If I tap the Power Button then the External Display will show the Login Screen along with a statis showing “Fingerprint Not Recognized.” Then, touch the Fingerprint Sensor and it logs me in.
The craziest part is that the Internal Display is permanently showing the Login Screen while the External Display is working as expected. Looking at the Display Settings, Windows 11 only sees my External Display. Tried “Detect other display” but it says there aren’t any.
I can’t figure out how to replicate this as it doesn’t happen every time. Maybe once or twice a week.
The only troubleshooting that fixes it is to reboot again. Either from Windows or hard reboot from the Power Button. Then it will boot up and function like normal.
Any ideas?
That sounds more like a software-related problem than a hardware-related one, to me. I learned long ago not to rely on such judgements-sans-evidence though.
I assume you haven’t tried a different OS (Windows 10, or any Linux distribution)?
It’s hard to troubleshoot intermittent problems like this.
You’re right on the OS. I don’t have another OS to try.

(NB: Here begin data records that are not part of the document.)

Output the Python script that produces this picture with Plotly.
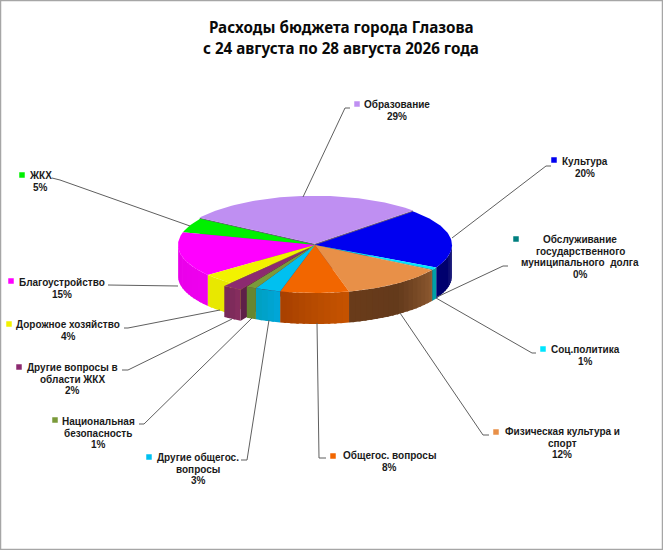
import math
import plotly.graph_objects as go

# ---- data ----
categories = ["Образование", "Культура", "Соц.политика", "Обслуживание долга",
              "Физическая культура и спорт", "Общегос. вопросы", "Другие общегос. вопросы",
              "Национальная безопасность", "Другие вопросы в области ЖКХ",
              "Дорожное хозяйство", "Благоустройство", "ЖКХ"]
values = [28.6, 20.0, 0.8, 0.2, 12.3, 8.1, 3.0, 1.2, 2.3, 3.7, 15.0, 4.9]
label_lines = [["Образование", "29%"], ["Культура", "20%"], ["Соц.политика", "1%"],
               ["Обслуживание", "государственного", "муниципального  долга", "0%"],
               ["Физическая культура и", "спорт", "12%"], ["Общегос. вопросы", "8%"],
               ["Другие общегос.", "вопросы", "3%"], ["Национальная", "безопасность", "1%"],
               ["Другие вопросы в", "области ЖКХ", "2%"], ["Дорожное хозяйство", "4%"],
               ["Благоустройство", "15%"], ["ЖКХ", "5%"]]
top_colors = ["#bf8ff2", "#0000f0", "#00e6ff", "#007f7f", "#e89048", "#f26600",
              "#00c0f0", "#7a9a3a", "#8c2a70", "#f2f200", "#ff00ff", "#00f000"]
wall_colors = [["#7a5aa0", "#7a5aa0"], ["#000070", "#000060"], ["#00a0a8", "#00a0a8"],
               ["#007070", "#007070"], ["#6a3c1a", "#643a1c", "#8e5a30"],
               ["#a84000", "#b84c00", "#c85400"], ["#00a0c0", "#00a8dc"],
               ["#60802c", "#6c8c34"], ["#762a58", "#8a2e60"], ["#e8e800", "#e8e800"],
               ["#e400e4", "#f000f0"], ["#00c000", "#00c000"]]
cut_colors = ["#6a5a80", "#000060", "#007f7f", "#007070", "#6a3c1a", "#a84000",
              "#0090b0", "#506c24", "#5e2048", "#a8a800", "#b000b0", "#00a000"]
explode = [0.025, 0, 0, 0, 0, 0, 0, 0, 0.08, 0, 0, 0]

label_pos = [(397, 104.5), (585, 161.5), (585, 349.5), (580, 239.5), (562, 431.5), (389, 455.5),
             (198, 457.5), (98, 421.5), (72, 367.5), (68, 324.5), (62, 282.5), (40, 175.5)]
key_pos = [(357, 104), (554, 160), (543, 349), (516, 239), (496, 432), (333, 456),
           (149, 457), (55, 420), (19, 367), (9, 324), (11, 281), (22, 175)]
leaders = [[(303, 197), (345, 108), (350, 108)], [(452, 238), (546, 166), (551, 166)],
           [(436, 298), (532, 353), (536, 353)], [(437, 297), (503, 266), (508, 266)],
           [(400, 313), (483, 435), (489, 435)], [(317, 323), (319, 458), (326, 458)],
           [(269, 320), (247, 460), (241, 460)], [(252, 318), (144, 424), (139, 424)],
           [(232, 319), (128, 370), (122, 370)], [(220, 310), (128, 328), (124, 328)],
           [(178, 286), (108, 285)], [(190, 226), (60, 180), (52, 178)]]
title_lines = ["Расходы бюджета города Глазова", "с 24 августа по 28 августа 2026 года"]

# ---- projection of the pie ----
CX, CY, RX, RY, DEPTH, START = 315, 245, 137, 48, 31, 147.0
total = sum(values)
spans, a = [], START
for v in values:
    b = a - v / total * 360
    spans.append((a, b))
    a = b


def off(i):
    mid = math.radians(sum(spans[i]) / 2)
    return (RX * explode[i] * math.cos(mid), -RY * explode[i] * math.sin(mid))


def pt(i, t, z=0):
    dx, dy = off(i)
    r = math.radians(t)
    return (CX + dx + RX * math.cos(r), CY + dy - RY * math.sin(r) + z)


def centre(i, z=0):
    dx, dy = off(i)
    return (CX + dx, CY + dy + z)


def mix(stops, f):
    hexs = [[int(c[j:j + 2], 16) for j in (1, 3, 5)] for c in stops]
    p = f * (len(hexs) - 1)
    k = min(int(p), len(hexs) - 2)
    u = p - k
    return "rgb(%d,%d,%d)" % tuple(hexs[k][j] * (1 - u) + hexs[k + 1][j] * u for j in range(3))


fig = go.Figure()


def poly(points, color):
    fig.add_trace(go.Scatter(x=[p[0] for p in points], y=[p[1] for p in points], mode="lines",
                             fill="toself", fillcolor=color, line=dict(width=0),
                             hoverinfo="skip", showlegend=False))


def visible(a, b):
    """clockwise arc a->b, parts that face the viewer (sin t <= 0)."""
    out = []
    for k in (-1, 0, 1):
        lo, hi = max(b, -180 + 360 * k), min(a, 360 * k)
        if hi > lo:
            out.append((hi, lo))
    return out


def wall(i):
    a, b = spans[i]
    for hi, lo in visible(a, b):
        n = max(1, int((hi - lo) / 2.5))
        for s in range(n):
            t0 = hi - (hi - lo) * s / n
            t1 = hi - (hi - lo) * min(s + 1.4, n) / n
            f = min(max(((a - t0) + (a - t1)) / 2 / (a - b), 0), 1)
            # colours are listed left-to-right on the picture
            poly([pt(i, t0), pt(i, t1), pt(i, t1, DEPTH), pt(i, t0, DEPTH)],
                 mix(wall_colors[i], 1 - f))


def cut(i, t):
    p = pt(i, t)
    q = pt(i, t, DEPTH)
    poly([centre(i), p, q, centre(i, DEPTH)], cut_colors[i])


def top(i):
    a, b = spans[i]
    n = max(2, int((a - b) / 1.5))
    poly([centre(i)] + [pt(i, a + (b - a) * s / n) for s in range(n + 1)], top_colors[i])


# cut faces seen through the gaps
cut(0, spans[0][0])
cut(0, spans[0][1])
cut(9, spans[9][0])
cut(8, spans[8][0])
poly([(CX, CY), centre(8), pt(8, spans[8][0]), pt(7, spans[7][1])], cut_colors[8])
poly([(CX, CY), centre(8), pt(8, spans[8][1]), pt(9, spans[9][0])], cut_colors[9])

# outer walls, back to front
for i in [10, 9, 8, 1, 2, 3, 4, 5, 6, 7]:
    wall(i)
# tops
for i in [11, 10, 9, 0, 1, 2, 3, 4, 5, 6, 7, 8]:
    top(i)

# leader lines
for seg in leaders:
    fig.add_trace(go.Scatter(x=[p[0] for p in seg], y=[p[1] for p in seg], mode="lines",
                             line=dict(color="#5f5f5f", width=1), hoverinfo="skip",
                             showlegend=False))

# legend keys
fig.add_trace(go.Scatter(x=[p[0] for p in key_pos], y=[p[1] for p in key_pos], mode="markers",
                         marker=dict(symbol="square", size=5.5, color=top_colors, line=dict(width=0)),
                         hoverinfo="skip", showlegend=False))

LABEL_FONT = dict(family="Liberation Sans", size=10, color="#1a1a1a")
STEP = 11.5
ann = []
for lines, (x, y) in zip(label_lines, label_pos):
    for j, line in enumerate(lines):
        ann.append(dict(x=x, y=y + j * STEP, xref="x", yref="y", text="<b>%s</b>" % line,
                        showarrow=False, xanchor="center", yanchor="middle", font=LABEL_FONT))
for j, line in enumerate(title_lines):
    ann.append(dict(x=341, y=27 + j * 21, xref="x", yref="y", text="<b>%s</b>" % line,
                    showarrow=False, xanchor="center", yanchor="middle",
                    font=dict(family="Noto Sans", size=15.2, color="#0a0a0a")))

fig.update_layout(
    width=663, height=550, margin=dict(l=0, r=0, t=0, b=0, pad=0), autosize=False,
    paper_bgcolor="white", plot_bgcolor="white", annotations=ann, showlegend=False,
    xaxis=dict(range=[0, 663], visible=False, fixedrange=True),
    yaxis=dict(range=[550, 0], visible=False, fixedrange=True),
    shapes=[dict(type="rect", xref="x", yref="y", x0=0.5, y0=0.5, x1=662.5, y1=549.5,
                 line=dict(color="#a6a6a6", width=1.5), fillcolor="rgba(0,0,0,0)")],
)
fig.write_html("out.html", config={"displayModeBar": False},
               post_script="document.body.style.margin='0';document.body.style.overflow='hidden';")
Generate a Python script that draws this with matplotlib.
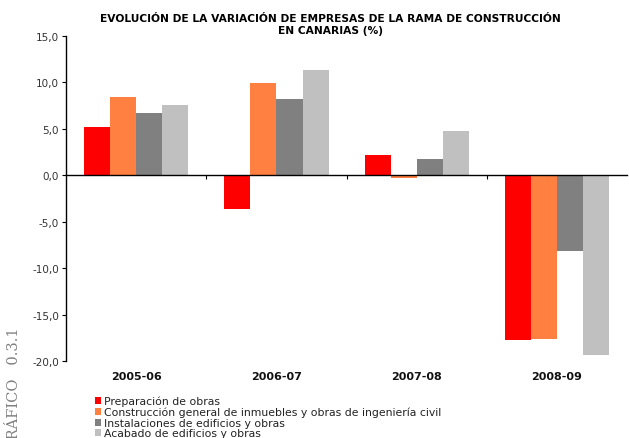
import matplotlib
matplotlib.use('Agg')
import matplotlib.pyplot as plt
import numpy as np

years = ['2005-06', '2006-07', '2007-08', '2008-09']
series = ['Preparación de obras',
          'Construcción general de inmuebles y obras de ingeniería civil',
          'Instalaciones de edificios y obras',
          'Acabado de edificios y obras']
preparacion = [5.2, -3.6, 2.2, -17.7]
construccion = [8.4, 9.9, -0.3, -17.6]
instalaciones = [6.7, 8.2, 1.8, -8.1]
acabado = [7.6, 11.3, 4.8, -19.4]
colors = ['#ff0000', '#ff8040', '#808080', '#c0c0c0']
yticks = [-20, -15, -10, -5, 0, 5, 10, 15]

fig = plt.figure(figsize=(6.29, 4.39), dpi=100)
ax = fig.add_axes([0.105, 0.1754, 0.892, 0.7403])

x = np.arange(len(years))
w = 0.186
for i, (vals, c, lab) in enumerate(zip([preparacion, construccion, instalaciones, acabado], colors, series)):
    ax.bar(x + (i - 1.5) * w, vals, w, color=c, label=lab, linewidth=0)

ax.set_xlim(-0.5, len(years) - 0.5)
ax.set_ylim(-20, 15)
ax.set_yticks(yticks)
ax.set_yticklabels([('%.1f' % v).replace('.', ',') for v in yticks], fontsize=7.5, color='#333333')
ax.tick_params(axis='y', length=3, width=0.8, pad=2)

ax.spines['top'].set_visible(False)
ax.spines['right'].set_visible(False)
ax.spines['left'].set_linewidth(1.0)
ax.spines['bottom'].set_position(('data', 0))
ax.spines['bottom'].set_linewidth(1.0)
ax.set_xticks([0.5, 1.5, 2.5])
ax.set_xticklabels([])
ax.tick_params(axis='x', direction='out', length=3, width=0.8)

for xi, yr in zip(x, years):
    ax.text(xi, -21.6, yr, ha='center', va='center', fontsize=8, fontweight='bold', color='#111111')

fig.text(0.525, 0.943, 'EVOLUCIÓN DE LA VARIACIÓN DE EMPRESAS DE LA RAMA DE CONSTRUCCIÓN\nEN CANARIAS (%)',
         ha='center', va='center', fontsize=7.7, fontweight='bold', linespacing=1.3)

fig.text(0.023, 0.253, 'GRÁFICO   0.3.1', rotation=90, ha='center', va='top',
         family='DejaVu Serif', fontsize=10.5, color='#808080')

fig.legend(loc='upper left', bbox_to_anchor=(0.151, 0.096), frameon=False, fontsize=7.8,
           handlelength=0.6, handleheight=0.6, handletextpad=0.2, labelspacing=0.05,
           borderpad=0, borderaxespad=0, labelcolor='#222222')

fig.savefig('out.png', dpi=100)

Oddly, today it booted up “normally” but once I logged in, the Internal Display stayed frozen. No argument that it could be software.
My External is an ultrawide so I don’t really use the Internal except for Spotify or YouTube while I’m working. Thankfully it’s not impacting anything critical.
I suppose worse case I can re-install everything from scratch but man I don’t want to
If you have a spare flashdrive on hand, you can create a bootable USB linux drive, e.g. via an officially supported distro like Fedora. The process to create those has gotten pretty easy over the years. If you can replicate the issue on there, it’s almost definitely something to do with the Framework rather than Windows.
That’s usually my first recommendation, but he said that “it doesn’t happen every time. Maybe once or twice a week.” For someone that doesn’t use Linux regularly, spending maybe half a week in it would be very painful.